Marginal or population averaged models assume that mean response \(Y\) depends on covariates \(X\) only and not on random effects. Compared with linear mixed-effects model, this model incorporates random effects \(b_i\) into the residuals \(e_i\). The variance-covariance of \(e_i\) is not diagonal matrix anymore. The model is as below:
\[y_{ij} = \beta_0+\beta_1x_{ij}+e_{ij}, i=1,2,..20, j=1,2,..,5\] \[e_i \sim N(0, V_i), V_i=A_i^{1/2}R_i(\alpha)A_i^{1/2}\]
\[A_i=\begin{pmatrix}Var(Y_{i1}) &0&...&...\\ 0 &Var(Y_{i2})&0&...&... \\ 0&...&...&...&Var(Y_{ij}) \\ \end{pmatrix} \in j*j \]
\[R_i(\alpha)= \begin{pmatrix}1 &Corr(Y_{i1},Y_{i2})&...&Corr(Y_{i1},Y_{ij})\\Corr(Y_{i2},Y_{i1}) &1&...&Corr(Y_{i2},Y_{ij}) \\ &... \\ Corr(Y_{ij},Y_{i1})&Corr(Y_{ij},Y_{i2})&...&1 \\ \end{pmatrix} \in j*j \]
\(R_i(\alpha)\) is called the working correlation matrix. Common choices are exchangeable, first-order autoregressive, unstructured, independence.
\[Var(e)=V=\begin{pmatrix}V_1 &0&...&...\\ 0 &V_2&0&...&... \\ 0&...&...&...&V_n \\ \end{pmatrix}\]
The marginal linear model implies that \(Y|X \sim N(X\beta, V)\), the most common estimation approach is GEE. If correlation within subject is ignored, then \(V_i\) is modeled as a diagonal matrix (which is wrong), but \(\hat \beta\) is still valid because score function do not depend on \(V_i\). However, \(\hat \beta\) is not efficient.
library(geepack)
## Warning: package 'geepack' was built under R version 4.2.3
model3 = geeglm(Y~X,id=ID_i,data=data,family=gaussian,corstr = "unstructured")
model3$coefficients
## (Intercept) X
## 16.080302 2.427784
ggplot(data, aes(x=X, y=Y, col=ID_i)) +
geom_point() +
geom_abline(intercept=model3$coefficients[1], slope=model3$coefficients[2]) +
theme_bw() +
theme(legend.position = "none")
Interpretation:
For subjects in the study population, when we have 1 unit increase in \(X\), we will observe 2.4277836 unit increase in \(Y\) on average; the starting \(Y\) is 16.0803015 on average.

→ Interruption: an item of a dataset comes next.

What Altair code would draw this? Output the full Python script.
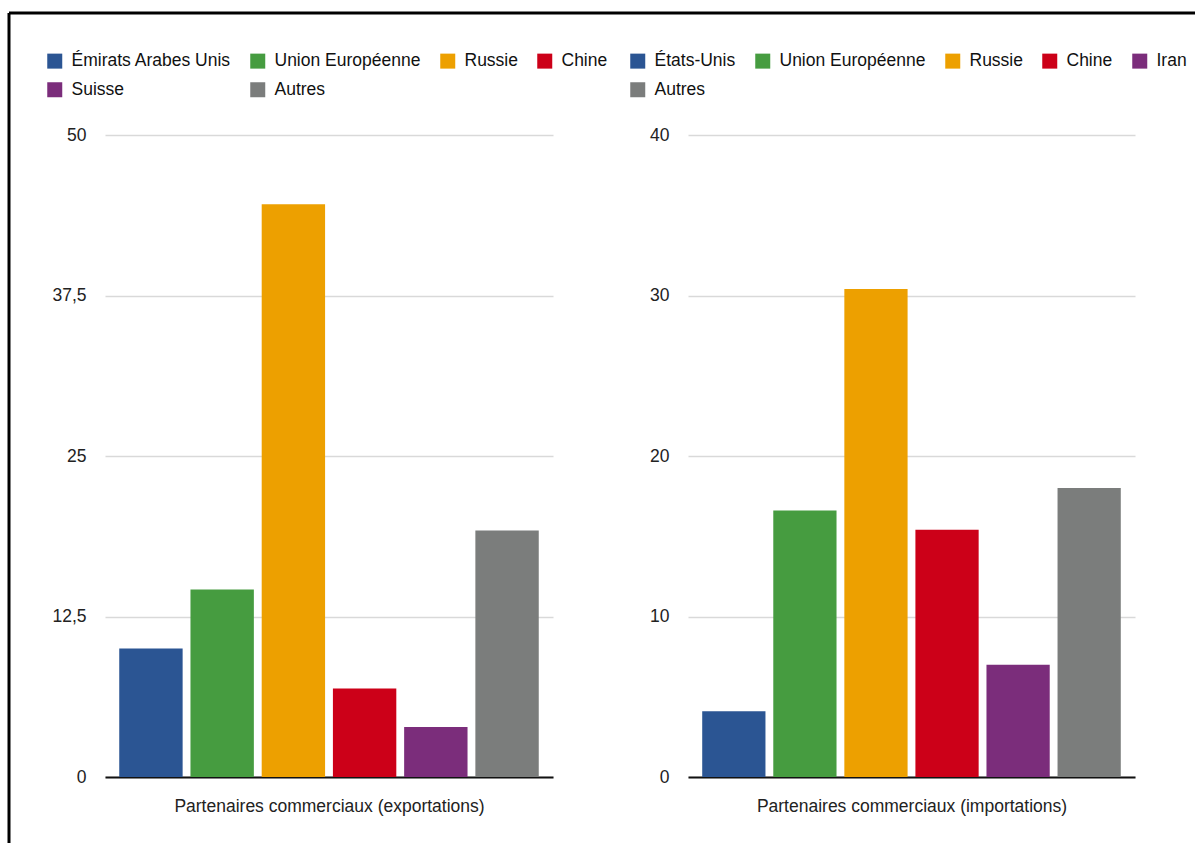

compare = matrix(NA, nrow=3, ncol=4)
rownames(compare) = c("simple linear regression","linear mixed-effects","marginal linear")
colnames(compare) = c("intercept beta0","slope beta1","beta0 sd","beta1 sd")
compare[1,1:2] = summary(model1)$coefficients[,1]
compare[1,3:4] = summary(model1)$coefficients[,2]
compare[2,1:2] = summary(model2)$coefficients[,1]
compare[2,3:4] = summary(model2)$coefficients[,2]
compare[3,1:2] = summary(model3)$coefficients[,1]
compare[3,3:4] = summary(model3)$coefficients[,2]
compare
## intercept beta0 slope beta1 beta0 sd beta1 sd
## simple linear regression 7.664295 3.248211 3.352107 0.5700957
## linear mixed-effects 11.477759 2.316023 1.794907 0.7361729
## marginal linear 16.080302 2.427784 2.900012 0.5684033
Linear mixed-effects: 1) the estimation relies on parametric assumptions; 2) can give subject-specific association between \(Y\) and \(X\), answer the question of subject-specific effects.
Marginal: 1) the estimation does not rely on parametric assumption, only needs a correct mean model \(E(Y_{ij}|X_{ij})\); 2) it needs to specify a correlation structure \(R_i(\alpha)\); 3) answer the question of population-averaged effects.